Mit Blick auf die 2017er Kriminalstatistik ruderte Innensenator Geisel nach anfänglichem Widerstand Mitte Januar 2020 zurück. Er ließ den diskriminierenden Hinweis auf Sinti und Roma in der Online-Version der Statistik löschen und sicherte eine erneute Prüfung zu, ob rechtswidrig Daten zur ethnischen Herkunft erhoben werden. Am 9. Juli und 6. August untersuchte die Landesdatenschutzbeauftragte bei der Polizei vor Ort relevante Akten. Von diesem Recht macht die Datenschutzbeauftragte nur in seltenen Fällen Gebrauch. Im Januar 2020 beanstandete die Datenschutzbeauftragte dann gleich zwei Rechtsverstöße der Berliner Polizei: Zum einen stellte sie fest, dass die Berliner Polizei tatsächlich rechtswidrig Daten über ethnische Zugehörigkeit von Tatverdächtigen erhoben hatte (§ 33 Abs. 1 Nr. 2 BlnDSG). Zum anderen hat die Polizei eine genauere Überprüfung verhindert und durch die Verweigerung der Herausgabe von Informationen gegen ihre Rechtspflichten verstoßen (§§ 13 Abs. 4 Nr. 2, 54 BlnDSG).

In der Polizeilichen Kriminalstatistik Berlin 2017 fand sich der Hinweis, dass die Tatverdächtigen für die Begehung von Trickdiebstahl in Wohnungen überwiegend Angehörige der Volksgruppe der Sinti und Roma seien. Bereits die Annahme, dass ethnische Zugehörigkeit relevant ist und erhoben werden sollte, basiert auf rassistischen und antiziganistischen Vorurteilen. Einmal erfasst, drohen die Polizeibanken zudem Grundlage für "Racial Profiling" zu werden, also für diskriminierende Polizeiarbeit, bei welcher der Verdacht für eine Straftat zumindest auch an ethnische Zugehörigkeit oder "Rasse" geknüpft wird. Eine Erfassung der Volkszugehörigkeit von Tatverdächtigen einer ganzen Deliktsgruppe ist deshalb unstreitig rechtswidrig. Nach unserer Beschwerde und öffentlichem Druck hatte Innensenator Geisel den Hinweis im Januar 2020 entfernen lassen.

Klare Rechtslage – unklare Datenerhebung

Die statistische Erfassung von ethnischen Minderheiten ist grundrechtlich, aber auch datenschutzrechtlich rechtswidrig. Das ergibt sich bereits aus den Vorgaben des Landesdatenschutzgesetzes, welches damit das Diskriminierungsverbot aus Artikel 3 Abs. 3 des Grundgesetzes konkretisiert.
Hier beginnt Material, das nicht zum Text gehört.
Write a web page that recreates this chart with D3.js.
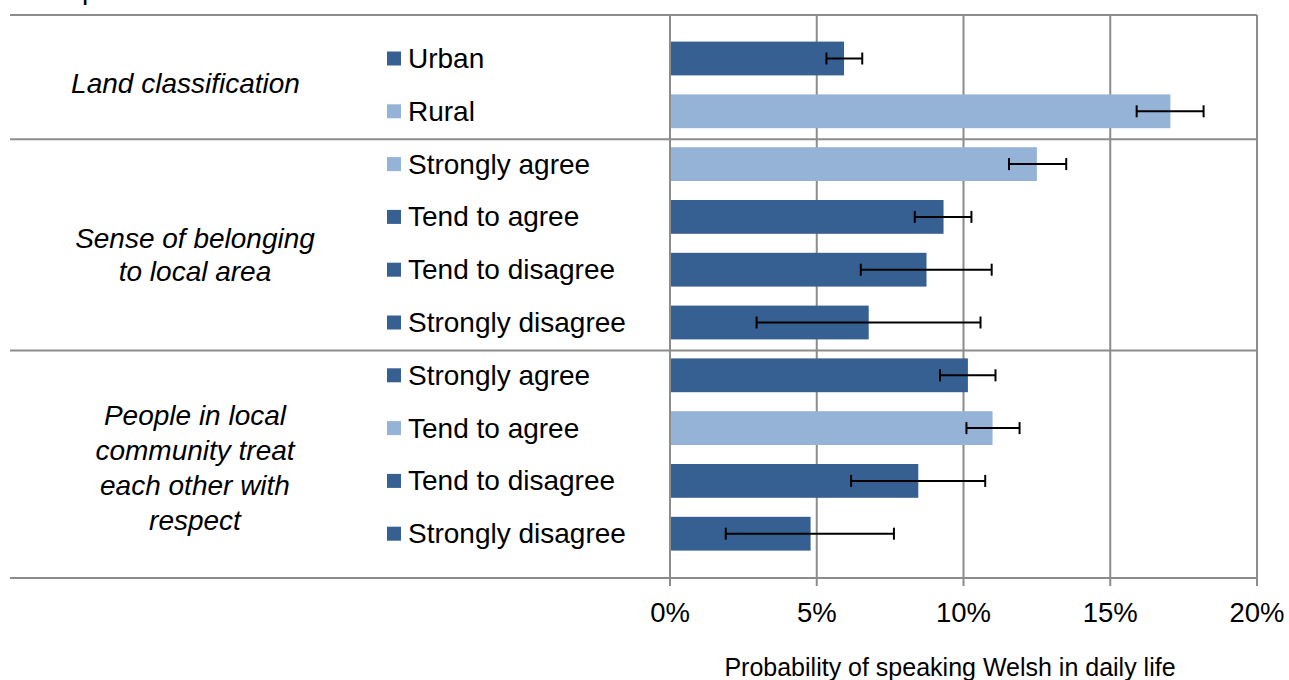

Außerdem hat sich die Bundesrepublik dazu auch völkerrechtlich verpflichtet. So hat Deutschland nicht nur die Anti-Rassismus-Konvention der UN, sondern auch das Rahmenübereinkommen zum Schutz nationaler Minderheiten des Europarates ratifiziert.

"Natürlich können körperliche Merkmale und Kleidung einer zur Fahndung ausgeschriebenen Person beschrieben werden. Die Beschreibung als ‚Roma‘, ‚Jude‘ oder ‚Araber‘ macht eine Person aber nicht individuell identifizierbar und hat in Polizeidatenbanken deshalb nichts verloren."
Lea Beckmann, Rechtsanwältin und Verfahrenskoordinatorin

Sondererfassung in der Kriminalstatistik verstärkt antiziganistische Vorurteile

Laut einer Studie der EU-Grundrechte-Agentur sind Roma die am stärksten von Diskriminierung betroffene Gruppe in Europa. In Deutschland fand sie wohl ihren Höhepunkt in der systematischen Deportation und Ermordung von Angehörigen der Volksgruppe im NS-Regime. Bis in die Gegenwart spielt die datenmäßige Erfassung und Kriminalisierung von Sinti*zze und Rom*nja stets eine zentrale Rolle für ihre systematischen Ausgrenzung.
Besondere „Zigeuner“- und „Landfahrer“-Polizeidatenbanken sind seit dem späten 19. Jahrhundert und jedenfalls noch bis in die 1980er-Jahre belegt. Bis in das Jahr 1982 erfasste auch die Polizeikriminalstatistik auf Bundesebene Hinweise auf „Landfahrer“, womit Sinti*zze und Roma*nja gemeint waren. Die Sondererfassung in der Kriminalstatistik Berlin ist dementsprechend kein Zufall, sondern basiert auf dem antiziganistischen Stereotyp von kriminellen Sinti*zze und Roma*nja – und verstärkt es weiter. Die Folgen davon sind für viele Menschen sehr real: Menschen, die tatsächlich oder vermeintlich der Volksgruppe der Sinti und Roma angehören, werden massiv und in allen Lebenslagen diskriminiert. Die statistische Erfassung von Sinti*zze und Roma*nja zu Zwecken der Polizeiarbeit ist sowohl unter rechtlichen Gesichtspunkten als auch angesichts einer besonderen deutschen Verantwortung endgültig zu beenden.